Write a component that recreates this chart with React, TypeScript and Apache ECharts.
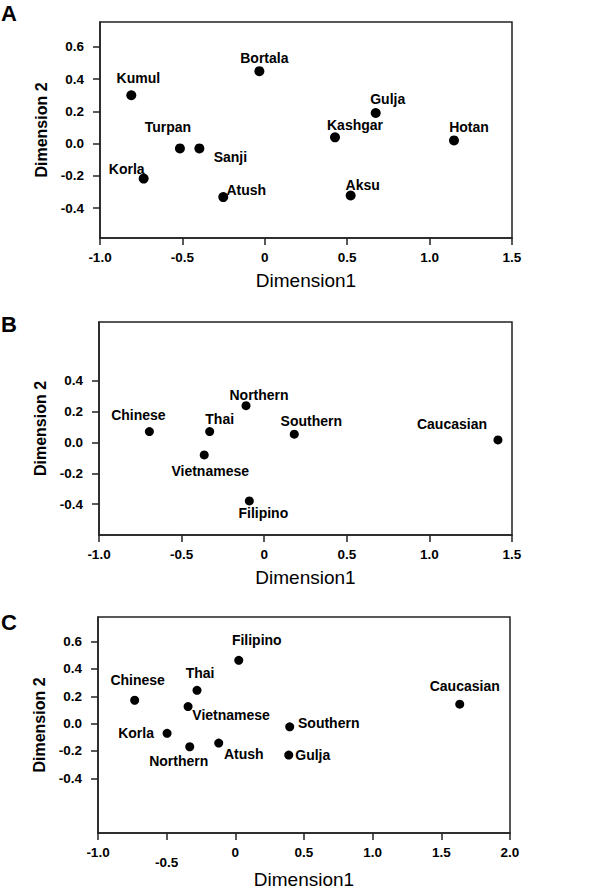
import React, { useEffect, useRef } from "react";
import * as echarts from "echarts";

// Panel A
const namesA = ["Kumul", "Bortala", "Turpan", "Sanji", "Korla", "Atush", "Kashgar", "Gulja", "Hotan", "Aksu"];
const dim1A = [-0.81, -0.033, -0.515, -0.397, -0.735, -0.252, 0.426, 0.673, 1.148, 0.521];
const dim2A = [0.3, 0.45, -0.03, -0.03, -0.217, -0.332, 0.039, 0.19, 0.02, -0.322];

// Panel B
const namesB = ["Chinese", "Thai", "Northern", "Vietnamese", "Filipino", "Southern", "Caucasian"];
const dim1B = [-0.695, -0.33, -0.11, -0.363, -0.09, 0.182, 1.415];
const dim2B = [0.07, 0.07, 0.238, -0.081, -0.379, 0.053, 0.016];

// Panel C
const namesC = ["Filipino", "Thai", "Chinese", "Vietnamese", "Korla", "Northern", "Atush", "Southern", "Gulja", "Caucasian"];
const dim1C = [0.025, -0.279, -0.733, -0.344, -0.497, -0.332, -0.121, 0.396, 0.389, 1.634];
const dim2C = [0.463, 0.244, 0.171, 0.125, -0.071, -0.169, -0.142, -0.023, -0.23, 0.142];

// Tick labels
const yTicksA = [-0.4, -0.2, 0, 0.2, 0.4, 0.6];
const yTicksB = [-0.4, -0.2, 0, 0.2, 0.4];
const yTicksC = [-0.4, -0.2, 0, 0.2, 0.4, 0.6];

// Label layout (pixel offsets of each point label from its dot)
const labelOffsetA = [[7, -17], [5, -13], [-12, -21], [31, 9], [-17, -10], [23, -7], [20, -12], [12, -14], [15, -13], [12, -10]];
const labelOffsetB = [[-11, -17], [10, -13], [13, -11], [6, 16], [14, 12], [17, -13], [-46, -16]];
const labelOffsetC = [[18, -20], [3, -17], [3, -20], [43, 8], [-31, 0], [-11, 14], [25, 11], [39, -4], [24, 0], [5, -18]];

const FONT = "'Liberation Sans', Arial, sans-serif";
const INK = "#000";
const FRAME = "#222";

function buildData(names: string[], xs: number[], ys: number[], offs: number[][]) {
  return names.map((n, i) => ({
    name: n,
    value: [xs[i], ys[i]],
    label: { offset: offs[i] },
  }));
}

function xFmt(v: number) {
  if (Math.abs(v) < 1e-9) return "0";
  return v.toFixed(1);
}

export default function App() {
  const ref = useRef<HTMLDivElement>(null);
  useEffect(() => {
    if (!ref.current) return;
    const chart = echarts.init(ref.current, undefined, { renderer: "svg" });

    const grids = [
      { left: 100, top: 22, width: 412, height: 216 },
      { left: 99, top: 322, width: 413, height: 213 },
      { left: 98, top: 617, width: 412, height: 216 },
    ].map((g) => ({ ...g, show: true, borderColor: FRAME, borderWidth: 1.5, backgroundColor: "transparent" }));

    const xRanges = [[-1, 1.5], [-1, 1.5], [-1, 2]];
    const yRanges = [[-0.586, 0.755], [-0.6, 0.78], [-0.8, 0.78]];
    const yTicks = [yTicksA, yTicksB, yTicksC];

    const tickFont = { fontFamily: FONT, fontSize: 13.5, fontWeight: "bold", color: INK };

    const xAxes = xRanges.map((r, i) => ({
      type: "value",
      gridIndex: i,
      min: r[0],
      max: r[1],
      interval: 0.5,
      name: "Dimension1",
      nameLocation: "middle",
      nameGap: 33,
      nameTextStyle: { fontFamily: FONT, fontSize: 19, color: INK },
      axisLine: { show: true, onZero: false, lineStyle: { color: FRAME, width: 1.5 } },
      axisTick: { show: true, inside: false, length: 7, lineStyle: { color: FRAME, width: 1.5 } },
      splitLine: { show: false },
      axisLabel: {
        show: true,
        margin: 12,
        ...tickFont,
        showMinLabel: true,
        showMaxLabel: true,
        formatter: (v: number) => (i === 2 && Math.abs(v + 0.5) < 1e-9 ? "{low|" + xFmt(v) + "}" : xFmt(v)),
        rich: { low: { ...tickFont, padding: [10, 0, 0, 0] } },
      },
    }));

    const yAxes = yRanges.map((r, i) => ({
      type: "value",
      gridIndex: i,
      min: r[0],
      max: r[1],
      name: "Dimension 2",
      nameLocation: "middle",
      nameGap: 50,
      nameRotate: 90,
      nameTextStyle: { fontFamily: FONT, fontSize: 16, fontWeight: "bold", color: INK },
      axisLine: { show: true, onZero: false, lineStyle: { color: FRAME, width: 1.5 } },
      axisTick: { show: true, inside: false, length: 7, customValues: yTicks[i], lineStyle: { color: FRAME, width: 1.5 } },
      splitLine: { show: false },
      axisLabel: {
        show: true,
        margin: 16,
        customValues: yTicks[i],
        ...tickFont,
        formatter: (v: number) => v.toFixed(1),
      },
    }));

    const labelStyle = {
      show: true,
      position: "inside",
      formatter: "{b}",
      fontFamily: FONT,
      fontSize: 14,
      fontWeight: "bold",
      color: INK,
      align: "center",
      verticalAlign: "middle",
    };

    const series = [
      buildData(namesA, dim1A, dim2A, labelOffsetA),
      buildData(namesB, dim1B, dim2B, labelOffsetB),
      buildData(namesC, dim1C, dim2C, labelOffsetC),
    ].map((data, i) => ({
      type: "scatter",
      xAxisIndex: i,
      yAxisIndex: i,
      symbol: "circle",
      symbolSize: i === 0 ? 10 : 9,
      itemStyle: { color: "#000", opacity: 1 },
      label: labelStyle,
      data,
    }));

    chart.setOption({
      animation: false,
      backgroundColor: "#fff",
      grid: grids,
      xAxis: xAxes,
      yAxis: yAxes,
      series,
      graphic: [
        { type: "text", left: 1, top: 2, style: { text: "A", fontFamily: FONT, fontSize: 22, fontWeight: "bold", fill: "#000" } },
        { type: "text", left: 1, top: 313, style: { text: "B", fontFamily: FONT, fontSize: 22, fontWeight: "bold", fill: "#000" } },
        { type: "text", left: 1, top: 611, style: { text: "C", fontFamily: FONT, fontSize: 22, fontWeight: "bold", fill: "#000" } },
      ],
    });
    return () => chart.dispose();
  }, []);
  return (
    <div
      ref={ref}
      style={{ position: "fixed", left: 0, top: 0, width: 600, height: 891, background: "#fff" }}
    />
  );
}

◆ WHAT TO PRODUCE
Except for the pictures, print the data above exactly.

◆ RESPONSE TO THIS EXERCISE
Write a component that recreates this chart with React, TypeScript and Apache ECharts.
import React, { useEffect, useRef } from "react";
import * as echarts from "echarts";

// Panel A
const namesA = ["Kumul", "Bortala", "Turpan", "Sanji", "Korla", "Atush", "Kashgar", "Gulja", "Hotan", "Aksu"];
const dim1A = [-0.81, -0.033, -0.515, -0.397, -0.735, -0.252, 0.426, 0.673, 1.148, 0.521];
const dim2A = [0.3, 0.45, -0.03, -0.03, -0.217, -0.332, 0.039, 0.19, 0.02, -0.322];

// Panel B
const namesB = ["Chinese", "Thai", "Northern", "Vietnamese", "Filipino", "Southern", "Caucasian"];
const dim1B = [-0.695, -0.33, -0.11, -0.363, -0.09, 0.182, 1.415];
const dim2B = [0.07, 0.07, 0.238, -0.081, -0.379, 0.053, 0.016];

// Panel C
const namesC = ["Filipino", "Thai", "Chinese", "Vietnamese", "Korla", "Northern", "Atush", "Southern", "Gulja", "Caucasian"];
const dim1C = [0.025, -0.279, -0.733, -0.344, -0.497, -0.332, -0.121, 0.396, 0.389, 1.634];
const dim2C = [0.463, 0.244, 0.171, 0.125, -0.071, -0.169, -0.142, -0.023, -0.23, 0.142];

// Tick labels
const yTicksA = [-0.4, -0.2, 0, 0.2, 0.4, 0.6];
const yTicksB = [-0.4, -0.2, 0, 0.2, 0.4];
const yTicksC = [-0.4, -0.2, 0, 0.2, 0.4, 0.6];

// Label layout (pixel offsets of each point label from its dot)
const labelOffsetA = [[7, -17], [5, -13], [-12, -21], [31, 9], [-17, -10], [23, -7], [20, -12], [12, -14], [15, -13], [12, -10]];
const labelOffsetB = [[-11, -17], [10, -13], [13, -11], [6, 16], [14, 12], [17, -13], [-46, -16]];
const labelOffsetC = [[18, -20], [3, -17], [3, -20], [43, 8], [-31, 0], [-11, 14], [25, 11], [39, -4], [24, 0], [5, -18]];

const FONT = "'Liberation Sans', Arial, sans-serif";
const INK = "#000";
const FRAME = "#222";

function buildData(names: string[], xs: number[], ys: number[], offs: number[][]) {
  return names.map((n, i) => ({
    name: n,
    value: [xs[i], ys[i]],
    label: { offset: offs[i] },
  }));
}

function xFmt(v: number) {
  if (Math.abs(v) < 1e-9) return "0";
  return v.toFixed(1);
}

export default function App() {
  const ref = useRef<HTMLDivElement>(null);
  useEffect(() => {
    if (!ref.current) return;
    const chart = echarts.init(ref.current, undefined, { renderer: "svg" });

    const grids = [
      { left: 100, top: 22, width: 412, height: 216 },
      { left: 99, top: 322, width: 413, height: 213 },
      { left: 98, top: 617, width: 412, height: 216 },
    ].map((g) => ({ ...g, show: true, borderColor: FRAME, borderWidth: 1.5, backgroundColor: "transparent" }));

    const xRanges = [[-1, 1.5], [-1, 1.5], [-1, 2]];
    const yRanges = [[-0.586, 0.755], [-0.6, 0.78], [-0.8, 0.78]];
    const yTicks = [yTicksA, yTicksB, yTicksC];

    const tickFont = { fontFamily: FONT, fontSize: 13.5, fontWeight: "bold", color: INK };

    const xAxes = xRanges.map((r, i) => ({
      type: "value",
      gridIndex: i,
      min: r[0],
      max: r[1],
      interval: 0.5,
      name: "Dimension1",
      nameLocation: "middle",
      nameGap: 33,
      nameTextStyle: { fontFamily: FONT, fontSize: 19, color: INK },
      axisLine: { show: true, onZero: false, lineStyle: { color: FRAME, width: 1.5 } },
      axisTick: { show: true, inside: false, length: 7, lineStyle: { color: FRAME, width: 1.5 } },
      splitLine: { show: false },
      axisLabel: {
        show: true,
        margin: 12,
        ...tickFont,
        showMinLabel: true,
        showMaxLabel: true,
        formatter: (v: number) => (i === 2 && Math.abs(v + 0.5) < 1e-9 ? "{low|" + xFmt(v) + "}" : xFmt(v)),
        rich: { low: { ...tickFont, padding: [10, 0, 0, 0] } },
      },
    }));

    const yAxes = yRanges.map((r, i) => ({
      type: "value",
      gridIndex: i,
      min: r[0],
      max: r[1],
      name: "Dimension 2",
      nameLocation: "middle",
      nameGap: 50,
      nameRotate: 90,
      nameTextStyle: { fontFamily: FONT, fontSize: 16, fontWeight: "bold", color: INK },
      axisLine: { show: true, onZero: false, lineStyle: { color: FRAME, width: 1.5 } },
      axisTick: { show: true, inside: false, length: 7, customValues: yTicks[i], lineStyle: { color: FRAME, width: 1.5 } },
      splitLine: { show: false },
      axisLabel: {
        show: true,
        margin: 16,
        customValues: yTicks[i],
        ...tickFont,
        formatter: (v: number) => v.toFixed(1),
      },
    }));

    const labelStyle = {
      show: true,
      position: "inside",
      formatter: "{b}",
      fontFamily: FONT,
      fontSize: 14,
      fontWeight: "bold",
      color: INK,
      align: "center",
      verticalAlign: "middle",
    };

    const series = [
      buildData(namesA, dim1A, dim2A, labelOffsetA),
      buildData(namesB, dim1B, dim2B, labelOffsetB),
      buildData(namesC, dim1C, dim2C, labelOffsetC),
    ].map((data, i) => ({
      type: "scatter",
      xAxisIndex: i,
      yAxisIndex: i,
      symbol: "circle",
      symbolSize: i === 0 ? 10 : 9,
      itemStyle: { color: "#000", opacity: 1 },
      label: labelStyle,
      data,
    }));

    chart.setOption({
      animation: false,
      backgroundColor: "#fff",
      grid: grids,
      xAxis: xAxes,
      yAxis: yAxes,
      series,
      graphic: [
        { type: "text", left: 1, top: 2, style: { text: "A", fontFamily: FONT, fontSize: 22, fontWeight: "bold", fill: "#000" } },
        { type: "text", left: 1, top: 313, style: { text: "B", fontFamily: FONT, fontSize: 22, fontWeight: "bold", fill: "#000" } },
        { type: "text", left: 1, top: 611, style: { text: "C", fontFamily: FONT, fontSize: 22, fontWeight: "bold", fill: "#000" } },
      ],
    });
    return () => chart.dispose();
  }, []);
  return (
    <div
      ref={ref}
      style={{ position: "fixed", left: 0, top: 0, width: 600, height: 891, background: "#fff" }}
    />
  );
}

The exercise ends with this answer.